When she saw who he was, she sighed, relieved . . . until she got a good look at him. Her eyes grew wide, and she stepped back; he let her go, as there was nowhere for her to run, and sure enough she backed into the shelf.
“God, Nico . . . you look . . . different.”
He tipped his head slightly to the side inquisitively. “Do I?”
He moved in closer, almost touching. Her hands reached back and sought something to hold on to, but all she met were books, her nails scraping over the spines. “I was just in here doing some research for Miranda,” she said. “They’ve got this book with some weird runes in it that I thought . . . um, thought they looked familiar.” She swallowed hard, staring up into his face with a strange mix of emotions that were both innocent and decidedly not.
“Everyone here has strange eyes,” he observed quietly. “I only ever saw violet until I came here.”
“I don’t know if you knew this, but . . . right now . . . yours are silver.” Stella gave him a weak smile. “I guess that means you’re hungry.”
“I am indeed.” He leaned down until their lips were nearly touching, and on her breath he could taste the cinnamon candy she’d been sucking on before he found her.
She stiffened slightly when she felt his hands move around her waist, but once she realized that was all he was doing, she relaxed visibly—so trusti
ng, even knowing what he could do to her. “Well, I . . . I offered you my blood, and you can still have it, just . . .” In the second before their lips met, she breathed, “Please don’t hurt me.”
Stella’s hands shot forward from the shelves and took hold of his shoulders, perhaps with the thought of pushing him away, a thought that morphed rapidly into its own opposite.
Considering how young she appeared, the way her nails dug into his upper arms and her breasts pressed against him was somewhat surprising . . . but then, he knew the others underestimated her, thought of her as little more than a girl. He knew better, and when she pulled back and leaned her head over to expose her throat, one hand wrapping around the back of his neck to pull him in, she was anything but a child.
He was afraid that he wouldn’t be able to operate his own teeth, but it turned out his instincts had no intention of waiting another minute. His canines slid down and curved, the motion painful in a delicious and almost sexual way, and he whispered into her neck, “This will hurt . . . forgive me.”
Her entire body tightened as he bit down, and she struggled for just a second—that fear was far older than logic. Teeth withdrawn, he lowered his mouth to the wound.
He knew he was giving off some kind of aura that was affecting her strongly, but right now he didn’t really have any control over it; that would come later, he supposed, when he was used to this.
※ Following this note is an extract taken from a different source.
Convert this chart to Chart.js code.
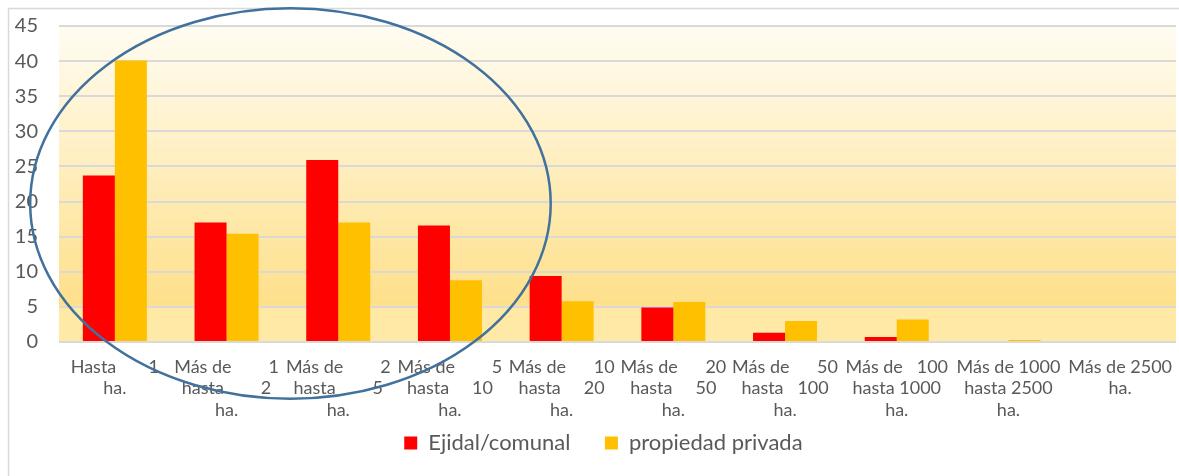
<!DOCTYPE html>
<html>
<head>
<meta charset="utf-8">
<script src="https://cdn.jsdelivr.net/npm/chart.js@4.4.0/dist/chart.umd.min.js"></script>
<style>
  html, body { margin: 0; padding: 0; background: #ffffff; }
  canvas { display: block; }
</style>
</head>
<body>
<canvas id="grafica" width="1179" height="476"></canvas>
<script>
// categorias (cada una en lineas, como sale en el original)
var categorias = [
	["Hasta 1", "ha."],
	["Más de 1", "hasta 2", "ha."],
	["Más de 2", "hasta 5", "ha."],
	["Más de 5", "hasta 10", "ha."],
	["Más de 10", "hasta 20", "ha."],
	["Más de 20", "hasta 50", "ha."],
	["Más de 50", "hasta 100", "ha."],
	["Más de 100", "hasta 1000", "ha."],
	["Más de 1000", "hasta 2500", "ha."],
	["Más de 2500", "ha."]
];
var ejidal = [23.7, 17.0, 25.9, 16.6, 9.4, 4.9, 1.3, 0.7, 0, 0];
var privada = [40.1, 15.4, 17.0, 8.8, 5.8, 5.7, 3.0, 3.2, 0.3, 0.15];
var ticksY = [0, 5, 10, 15, 20, 25, 30, 35, 40, 45];

var fuente = "Lato, 'Open Sans', sans-serif";
var gris = "#595959";

// rellena con espacios antes de la ultima palabra, como en Excel
var justificar = function (ctx, linea, ancho) {
	var palabras = linea.split(" ");
	if (palabras.length < 2) return linea;
	var cabeza = palabras.slice(0, -1).join(" ");
	var cola = palabras[palabras.length - 1];
	var libre = ancho - ctx.measureText(cabeza).width - ctx.measureText(cola).width;
	var n = Math.max(1, Math.round(libre / ctx.measureText(" ").width));
	return cabeza + " ".repeat(n) + cola;
};

var fondo = {
	id: "fondo",
	beforeDraw: function (chart) {
		var ctx = chart.ctx, a = chart.chartArea;
		ctx.save();
		// marco del grafico
		ctx.strokeStyle = "#d9d9d9";
		ctx.lineWidth = 1.5;
		ctx.beginPath();
		ctx.moveTo(8.5, chart.height);
		ctx.lineTo(8.5, 8.5);
		ctx.lineTo(chart.width, 8.5);
		ctx.stroke();
		// degradado del area de trazado
		var g = ctx.createLinearGradient(0, a.top, 0, a.bottom);
		g.addColorStop(0, "#fffcf2");
		g.addColorStop(0.88, "#fee08b");
		g.addColorStop(0.895, "#ffe9a5");
		g.addColorStop(1, "#ffe9a6");
		ctx.fillStyle = g;
		ctx.fillRect(a.left, a.top, a.right - a.left, a.bottom - a.top);
		ctx.restore();
	}
};

var elipse = {
	id: "elipse",
	afterDraw: function (chart) {
		var x = chart.scales.x, y = chart.scales.y, ctx = chart.ctx;
		var cx = x.getPixelForValue(1.572);
		var rx = (x.getPixelForValue(1) - x.getPixelForValue(0)) * 2.33;
		var cy = y.getPixelForValue(19.73);
		var ry = y.getPixelForValue(0) - y.getPixelForValue(27.8);
		ctx.save();
		ctx.strokeStyle = "#41719c";
		ctx.lineWidth = 2.5;
		ctx.beginPath();
		ctx.ellipse(cx, cy, rx, ry, 0, 0, Math.PI * 2);
		ctx.stroke();
		ctx.restore();
	}
};

var ctx = document.getElementById("grafica").getContext("2d");
var grafica = new Chart(ctx, {
	type: "bar",
	data: {
		labels: categorias,
		datasets: [{
			label: "Ejidal/comunal",
			data: ejidal,
			backgroundColor: "#ff0000",
			categoryPercentage: 0.573,
			barPercentage: 1
		}, {
			label: "propiedad privada",
			data: privada,
			backgroundColor: "#ffc000",
			categoryPercentage: 0.573,
			barPercentage: 1
		}]
	},
	options: {
		responsive: false,
		devicePixelRatio: 1,
		animation: false,
		layout: { padding: { left: 9, right: 3, top: 26, bottom: 12 } },
		plugins: {
			tooltip: { enabled: false },
			legend: {
				position: "bottom",
				fullSize: false,
				labels: {
					boxWidth: 13,
					boxHeight: 13,
					padding: 12,
					color: gris,
					font: { family: fuente, size: 22 },
					// hueco entre las dos entradas de la leyenda
					generateLabels: function (chart) {
						var items = Chart.defaults.plugins.legend.labels.generateLabels(chart);
						items.forEach(function (it, i) {
							it.text = it.text + (i < items.length - 1 ? "    " : "     ");
						});
						return items;
					}
				}
			}
		},
		scales: {
			x: {
				grid: { display: false, drawTicks: false },
				border: { display: false },
				afterFit: function (s) {
					s.height = 78;
					s.paddingLeft = 0;
					s.paddingRight = 0;
				},
				ticks: {
					autoSkip: false,
					maxRotation: 0,
					padding: 14,
					color: gris,
					font: { family: fuente, size: 18, lineHeight: 1.2 },
					callback: function (valor, i) {
						var c = this.chart.ctx;
						c.save();
						c.font = "18px " + fuente;
						var lineas = categorias[i].map(function (l, j) {
							var ancho = j === 0 ? (l.indexOf("Hasta") === 0 ? 87 : 104) : 88;
							return justificar(c, l, ancho);
						});
						c.restore();
						return lineas;
					}
				}
			},
			y: {
				min: 0,
				max: 45,
				afterFit: function (s) {
					s.width = 50;
					s.paddingTop = 0;
					s.paddingBottom = 0;
				},
				afterBuildTicks: function (s) {
					s.ticks = ticksY.map(function (v) { return { value: v }; });
				},
				grid: { color: "#d9d9d9", lineWidth: 2, drawTicks: false },
				border: { display: false },
				ticks: {
					padding: 21,
					color: gris,
					font: { family: fuente, size: 20 }
				}
			}
		}
	},
	plugins: [fondo, elipse]
});
</script>
</body>
</html>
She moaned softly and rocked her hips against him, and he got a better idea of what it was doing to her.
Her heartbeat began to slow . . . slower . . . slower . . . he knew he should stop, but taste and power both fought against reason.
Suddenly, a hand seized his shoulder and tore him off Stella, who sagged against the shelves, panting.
“That’s enough!”
He turned on his assailant and hissed.
Miranda’s face went paler with shock when she saw his face. “Jesus.”
Again, instinct took hold. He could sense her strength, and the glowing red stone she wore whispered of authority older even than he. Power mantled around her like great dark wings—not quite threatening, but suffering no disobedience.